Getting Promoted to Staff
Understanding the role is also important for engineers pursuing the promotion. The path to Staff is different from every previous promotion.
The Promotion Case
At most companies, the Staff promotion requires demonstrating that you are already operating at Staff level. This creates a paradox: you need to do Staff work to get promoted, but you do not have the title, scope, or organizational permission to do Staff work.
The way through is to start small. Volunteer for cross-team design reviews. Write the RFC that nobody else is writing. Identify a systemic problem and propose a solution. Build relationships with engineers on other teams. Do this for six to twelve months while continuing to deliver on your team's work.
Your manager needs to see a pattern of Staff-level impact, not a single heroic project.
The Promotion Anti-Pattern
The most common failure mode: an engineer who is excellent at Senior-level work but has never demonstrated Staff-level scope. They ship more features than anyone else, write the most code, and have the best code review feedback. But they have never influenced a decision outside their team, never written a design document that affected multiple teams, and never identified a systemic problem on their own.
High output at the wrong altitude does not earn a Staff promotion. You need to show impact at the Staff scope, even if your total output temporarily decreases while you learn to operate at the new level.
The Role of Your Manager
Your manager is your most important ally in the promotion process. They need to:
- Create opportunities for you to operate at Staff scope.
- Shield you from demands that keep you at Senior scope.
- Advocate for your promotion in calibration meetings with specific examples.
- Give you honest feedback about your gaps.
If your manager does not understand the Staff role or cannot create opportunities for you, the promotion will be much harder. Have an explicit conversation about what Staff means at your company and what they need to see from you.
The Hardest Part
The hardest part of being a Staff Engineer is not technical — it is figuring out what to work on. Nobody gives you a backlog. You need to identify the highest-leverage problems in the organization and convince people they are worth solving. This is a fundamentally different skill from executing well on defined work.
The second hardest part is measuring your own impact. When you ship a feature, you can point to it. When you prevent a bad architectural decision, there is nothing to point to — the problem simply never materialized.
Learning to recognize and articulate your own impact is essential for both your career progression and your own motivation. Keep a log of your decisions, the alternatives you considered, and the outcomes. Revisit it quarterly. You will find that your impact is larger than you thought.
Tracking Your Impact
A practical approach to measuring Staff-level impact:
Impact log template (update weekly):
- What did I work on this week?
- What decisions did I influence?
- What problems did I identify or prevent?
- What engineers did I help grow?
- What would have happened without my involvement?
Review this log before performance cycles. The accumulated evidence of your impact is often surprising — and it gives your manager the ammunition they need to represent your work.
The Emotional Challenge
Many new Staff Engineers experience imposter syndrome more acutely than at any previous level. The ambiguity is higher, the feedback is less frequent, and you are surrounded by people who seem to know exactly what they are doing.

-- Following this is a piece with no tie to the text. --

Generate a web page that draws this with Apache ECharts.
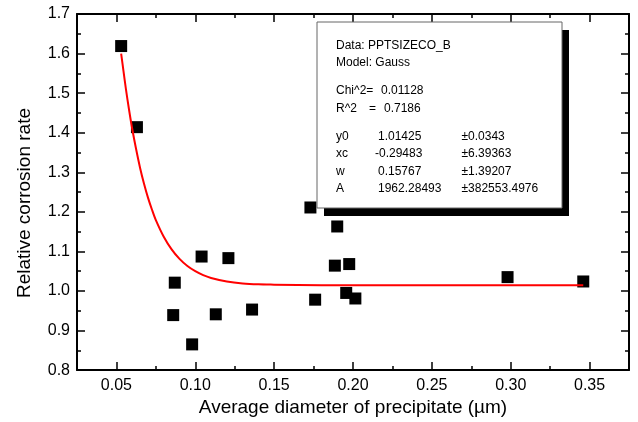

This is normal. The discomfort is a signal that you are operating at the edge of your competence, which is exactly where growth happens. Find a peer group — other Staff Engineers, a mentor, or a coaching relationship — where you can be honest about the struggle.
Common Pitfalls
- Continuing to operate as a Senior. Spending all your time writing code for your team feels productive but fails to deliver Staff-level impact. You were promoted to operate at a broader scope.
- Going full Architect without credibility. Trying to set technical direction across teams before you understand the codebase and have earned trust leads to justified pushback.
- Neglecting your home team. Your scope is broader now, but if your primary team's delivery suffers because you are never available, your manager will notice.
- Optimizing for visibility over impact. Chasing high-profile projects instead of high-impact problems. The best Staff engineers often work on unglamorous infrastructure that nobody sees but everyone depends on.
- Avoiding difficult conversations. When you see a team making a bad technical decision, staying silent to avoid conflict is a failure of your role. Delivering constructive feedback diplomatically is a core responsibility.
- Burning out on context-switching. The breadth of the role means you are constantly switching between problems, teams, and abstraction levels. Without deliberate focus time, you will feel busy but unproductive.
- Comparing yourself to other Staff Engineers. Each person in this role operates differently based on their archetype, their organization, and their strengths. There is no single template for success.
Key Takeaways
- Staff Engineer is the first level where your scope explicitly extends beyond a single team, and your primary output shifts from code to technical outcomes across the organization.
- The role requires self-direction: you identify the highest-leverage problems rather than working from an assigned backlog.
- Four archetypes — Tech Lead, Architect, Solver, and Right Hand — describe common modes of operating, but most Staff Engineers blend them.
- Communication, particularly technical writing, becomes a primary skill rather than a secondary one.
- Code output drops to 20-40% of your time, and that is expected — not a failure.
- The hardest challenges are choosing what to work on and measuring your own impact, not the technical problems themselves.
- Protect focus time aggressively or your calendar will consume your ability to do deep work.
- Avoid the trap of continuing to operate as a Senior engineer; the behaviors that earned you the promotion are not the behaviors that will make you successful in the role.
- The path to Staff requires demonstrating Staff-level scope before you have the title — start by volunteering for cross-team work and writing RFCs.
- Keep an impact log and review it quarterly; your contributions are likely larger than you realize, and the log gives your manager evidence for your promotion or performance review.